**Challenge**
Set down the data below from its first line to the line holding "from matplotlib.ticker import MultipleLocator", inclusive; omit all pictures.

**Source material**
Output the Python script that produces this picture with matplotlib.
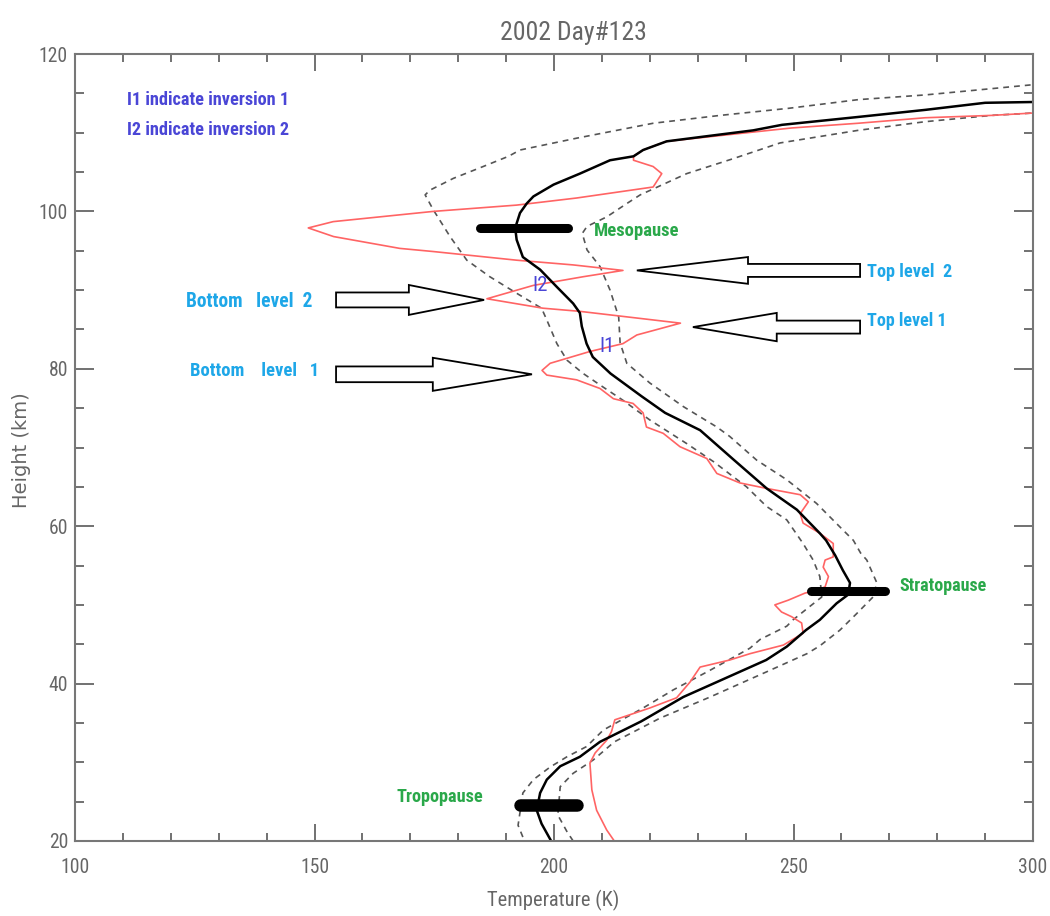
import numpy as np
import matplotlib
matplotlib.use('Agg')
from matplotlib import pyplot as plt
from matplotlib import font_manager
from matplotlib.patches import FancyArrow
from matplotlib.ticker import MultipleLocator

# mean temperature profile (black)
mean_h = [19.9, 22.2, 23.9, 26.1, 27.8, 29.5, 30.7, 32.6, 35.2, 38.3, 40.2, 43.0,
          44.7, 46.8, 48.1, 50.2, 51.3, 52.8, 54.4, 56.3, 58.2, 59.1, 62.1, 64.8,
          68.4, 72.2, 74.4, 76.5, 79.4, 81.5, 83.2, 85.4, 87.1, 88.3, 90.4, 92.6,
          94.2, 96.4, 97.9, 99.8, 101.0, 101.9, 103.4, 104.8, 106.5, 107.0, 107.8,
          108.9, 109.5, 110.3, 111.0, 112.0, 112.9, 113.8, 113.9]
mean_t = [199.5, 197.4, 196.4, 197.1, 198.5, 201.3, 205.4, 209.6, 218.2, 227.0, 234.0, 244.3,
          248.6, 252.6, 255.5, 259.0, 261.4, 261.8, 260.3, 258.7, 256.8, 255.5, 250.7, 244.4,
          237.6, 230.5, 223.2, 218.3, 211.8, 208.1, 206.8, 205.8, 205.4, 204.0, 200.6, 197.1,
          193.5, 192.2, 191.9, 192.9, 194.3, 195.7, 199.9, 205.4, 211.7, 216.6, 218.6,
          223.5, 231.2, 241.6, 247.6, 263.5, 277.5, 290.0, 300.0]

# day 123 profile (red)
day_h = [19.9, 21.4, 23.9, 26.5, 29.9, 31.2, 32.8, 33.9, 35.4, 36.2, 36.9, 38.2, 40.2,
         42.1, 43.0, 43.8, 44.9, 46.4, 47.7, 48.5, 49.1, 50.0, 50.6, 51.5, 51.9, 52.3,
         53.6, 54.8, 55.7, 56.1, 57.8, 59.1, 60.4, 61.6, 63.1, 64.0, 64.8, 65.5, 66.7,
         68.6, 70.1, 71.8, 72.6, 74.4, 75.6, 76.2, 77.5, 78.6, 79.2, 79.8, 80.7, 82.2,
         83.2, 84.3, 85.8, 87.3, 87.7, 88.9, 90.6, 91.7, 92.5, 93.2, 93.8, 94.9, 95.3,
         96.8, 97.9, 98.7, 100.0, 100.8, 101.7, 103.1, 104.8, 105.7, 106.5, 107.0, 107.8,
         108.9, 109.7, 110.6, 111.2, 111.9, 112.2, 112.5]
day_t = [212.7, 211.0, 208.9, 207.9, 207.5, 208.6, 211.0, 212.0, 212.7, 216.6, 220.0, 225.6, 228.4,
         230.5, 236.7, 240.9, 247.9, 252.0, 251.7, 249.6, 247.5, 246.1, 248.9, 252.4, 255.1, 256.6,
         257.3, 256.2, 256.6, 258.3, 258.3, 255.5, 252.0, 251.4, 253.1, 251.4, 244.4, 238.8, 234.0,
         231.9, 226.3, 222.8, 219.3, 218.6, 216.5, 212.4, 209.6, 204.7, 198.5, 197.5, 199.2, 207.5,
         214.4, 217.3, 226.4, 205.4, 197.7, 186.0, 195.7, 206.1, 214.4, 204.0, 192.2, 174.8, 167.8,
         154.0, 148.7, 153.9, 174.8, 192.2, 204.7, 220.7, 222.5, 220.7, 216.6, 216.6, 218.6,
         223.5, 235.7, 249.6, 263.5, 277.5, 291.4, 300.0]

# mean - std (left dashed)
low_h = [20.5, 22.0, 26.1, 27.8, 29.4, 30.7, 32.0, 34.1, 36.9, 39.2, 41.7, 44.5, 45.6,
         47.3, 48.1, 49.8, 51.0, 53.6, 55.7, 57.8, 60.8, 62.5, 65.0, 68.2, 70.5, 73.5,
         76.0, 77.7, 79.4, 81.1, 83.2, 86.2, 87.7, 89.6, 91.7, 93.8, 96.8, 100.2, 102.1,
         102.7, 104.2, 105.7, 107.0, 107.8, 109.3, 111.2, 112.2, 113.1, 114.2, 114.8,
         115.6, 116.1]
low_t = [193.5, 192.5, 193.5, 195.7, 199.2, 202.7, 206.8, 210.3, 218.6, 224.9, 232.6, 240.9, 243.0,
         248.6, 249.9, 253.4, 255.9, 255.5, 254.1, 252.0, 248.6, 244.4, 240.2, 233.3, 227.7, 220.0,
         214.4, 210.2, 206.1, 202.7, 200.6, 198.5, 197.4, 192.2, 186.6, 181.8, 178.3, 174.8, 173.1,
         174.1, 179.0, 185.2, 190.5, 192.9, 204.7, 220.7, 234.7, 249.0, 263.5, 277.5,
         291.4, 300.0]

# mean + std (right dashed)
high_h = [20.0, 21.2, 23.3, 26.9, 28.6, 30.3, 32.6, 35.6, 38.3, 41.5, 43.8, 44.8, 46.8,
          48.9, 51.0, 52.8, 55.7, 56.6, 58.2, 59.9, 62.9, 65.9, 68.4, 71.4, 72.6, 75.2,
          78.2, 80.7, 83.3, 86.6, 90.0, 93.0, 95.1, 97.2, 98.1, 99.3, 101.0, 102.1, 104.8,
          106.7, 108.7, 110.3, 111.4, 112.2, 112.5]
high_t = [204.0, 202.7, 200.8, 201.3, 204.0, 208.2, 212.6, 222.1, 232.6, 244.4, 252.8, 255.5, 259.7,
          263.2, 266.6, 267.4, 265.3, 264.0, 262.5, 259.7, 254.8, 248.6, 242.3, 236.7, 234.0, 227.0,
          220.0, 215.2, 213.8, 213.5, 211.7, 209.6, 206.9, 205.9, 206.9, 211.0, 215.2, 218.0, 227.7,
          237.4, 247.2, 263.5, 277.5, 291.4, 300.0]

# thick bars
bar_names = ['Mesopause', 'Stratopause', 'Tropopause']
bar_t0 = [184.5, 253.6, 193.0]
bar_t1 = [202.9, 269.2, 204.8]
bar_h = [97.9, 51.8, 24.6]

# hollow arrows: tail T, tip T, height
arrow_tail = [154.5, 154.5, 263.9, 263.9]
arrow_tip = [185.4, 195.4, 217.3, 229.0]
arrow_h = [88.75, 79.3, 92.5, 85.3]


def narrow_font():
    """ pick a condensed family if one is installed """
    fonts = font_manager.fontManager.ttflist
    for name in ['Liberation Sans Narrow', 'Roboto Condensed', 'Open Sans Condensed',
                 'Noto Sans Condensed', 'DejaVu Sans Condensed']:
        if any(f.name == name for f in fonts):
            return dict(family=name)
    if any(f.name == 'DejaVu Sans' and 'condensed' in str(f.stretch) for f in fonts):
        return dict(family='DejaVu Sans', stretch='condensed')
    return dict(family='Roboto')


def fit_width(txt, width_px):
    """ rescale a text so that it is width_px wide """
    r = fig.canvas.get_renderer()
    w = txt.get_window_extent(r).width
    txt.set_fontsize(txt.get_fontsize() * width_px / w)


font = narrow_font()
gray = '#666666'

fig = plt.figure(figsize=(10.5, 9.16), dpi=100)
ax = fig.add_axes([75 / 1050, 1 - 841 / 916, 958 / 1050, 787 / 916])

ax.plot(low_t, low_h, color='#555555', lw=1.2, ls=(0, (3.5, 3)))
ax.plot(high_t, high_h, color='#555555', lw=1.2, ls=(0, (3.5, 3)))
ax.plot(day_t, day_h, color='#ff6464', lw=1.2)
ax.plot(mean_t, mean_h, color='black', lw=1.8)

for i in range(len(bar_names)):
    w = 9 if bar_names[i] == 'Tropopause' else 6.5
    ax.plot([bar_t0[i], bar_t1[i]], [bar_h[i], bar_h[i]], color='black',
            lw=w, solid_capstyle='round')

shaft = [1.9, 2.0, 1.65, 1.65]
head_w = [3.8, 4.2, 3.4, 3.6]
head_l = [15.7, 20.7, 23.2, 17.5]
for i in range(len(arrow_tail)):
    arr = FancyArrow(arrow_tail[i], arrow_h[i], arrow_tip[i] - arrow_tail[i], 0,
                     width=shaft[i], head_width=head_w[i], head_length=head_l[i],
                     length_includes_head=True, facecolor='white',
                     edgecolor='black', lw=1.3, zorder=5)
    ax.add_patch(arr)

ax.set_xlim(100, 300)
ax.set_ylim(20, 120)
ax.xaxis.set_major_locator(MultipleLocator(50))
ax.xaxis.set_minor_locator(MultipleLocator(10))
ax.yaxis.set_major_locator(MultipleLocator(20))
ax.yaxis.set_minor_locator(MultipleLocator(5))
ax.tick_params(which='both', direction='in', top=True, right=True,
               color=gray, labelcolor=gray, width=1.3)
ax.tick_params(axis='x', which='major', length=12, pad=12)
ax.tick_params(axis='x', which='minor', length=5.5)
ax.tick_params(axis='y', which='major', length=13.5, pad=5)
ax.tick_params(axis='y', which='minor', length=6.5)
for sp in ax.spines.values():
    sp.set_color('#777777')
    sp.set_linewidth(1.5)

# tick label size from the width of "100" (about 28 px)
probe = fig.text(0, 0, '100', fontsize=16, **font)
fit_width(probe, 29)
tick_size = probe.get_fontsize()
probe.remove()
for lab in ax.get_xticklabels() + ax.get_yticklabels():
    lab.set_fontproperties(font_manager.FontProperties(size=tick_size, **font))

title = fig.text(573 / 1050, 1 - 33 / 916, '2002 Day#123', ha='center', va='center',
                 fontsize=20, color=gray, **font)
fit_width(title, 147)
xl = fig.text(553 / 1050, 1 - 900 / 916, 'Temperature (K)', ha='center', va='center',
              fontsize=16, color=gray, **font)
fit_width(xl, 133)
fig.text(22 / 1050, 1 - 450 / 916, 'Height (km)', ha='center', va='center',
         rotation=90, fontsize=14, color=gray, family='DejaVu Sans')

purple = '#4a46d6'
sky = '#1ea7e8'
green = '#2aa84a'

notes = [
    ('I1 indicate inversion 1', 110.9, 114.2, purple, 163),
    ('I2 indicate inversion 2', 110.9, 110.3, purple, 163),
    ('Bottom   level  2', 123.2, 88.6, sky, 127),
    ('Bottom    level   1', 124.0, 79.7, sky, 130),
    ('Top level  2', 265.3, 92.3, sky, 85),
    ('Top level 1', 265.3, 86.1, sky, 80),
    ('Mesopause', 208.4, 97.5, green, 86),
    ('Stratopause', 272.2, 52.4, green, 88),
    ('Tropopause', 167.2, 25.6, green, 87),
]
for s, x, y, c, wpx in notes:
    t = ax.text(x, y, s, color=c, va='center', fontsize=14, fontweight='bold', **font)
    fit_width(t, wpx)

ax.text(195.4, 90.6, 'I2', color=purple, va='center', fontsize=15, **font)
ax.text(209.4, 82.8, 'I1', color=purple, va='center', fontsize=15, **font)

fig.savefig('out.png', dpi=100)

**Task result**
Output the Python script that produces this picture with matplotlib.
import numpy as np
import matplotlib
matplotlib.use('Agg')
from matplotlib import pyplot as plt
from matplotlib import font_manager
from matplotlib.patches import FancyArrow
from matplotlib.ticker import MultipleLocator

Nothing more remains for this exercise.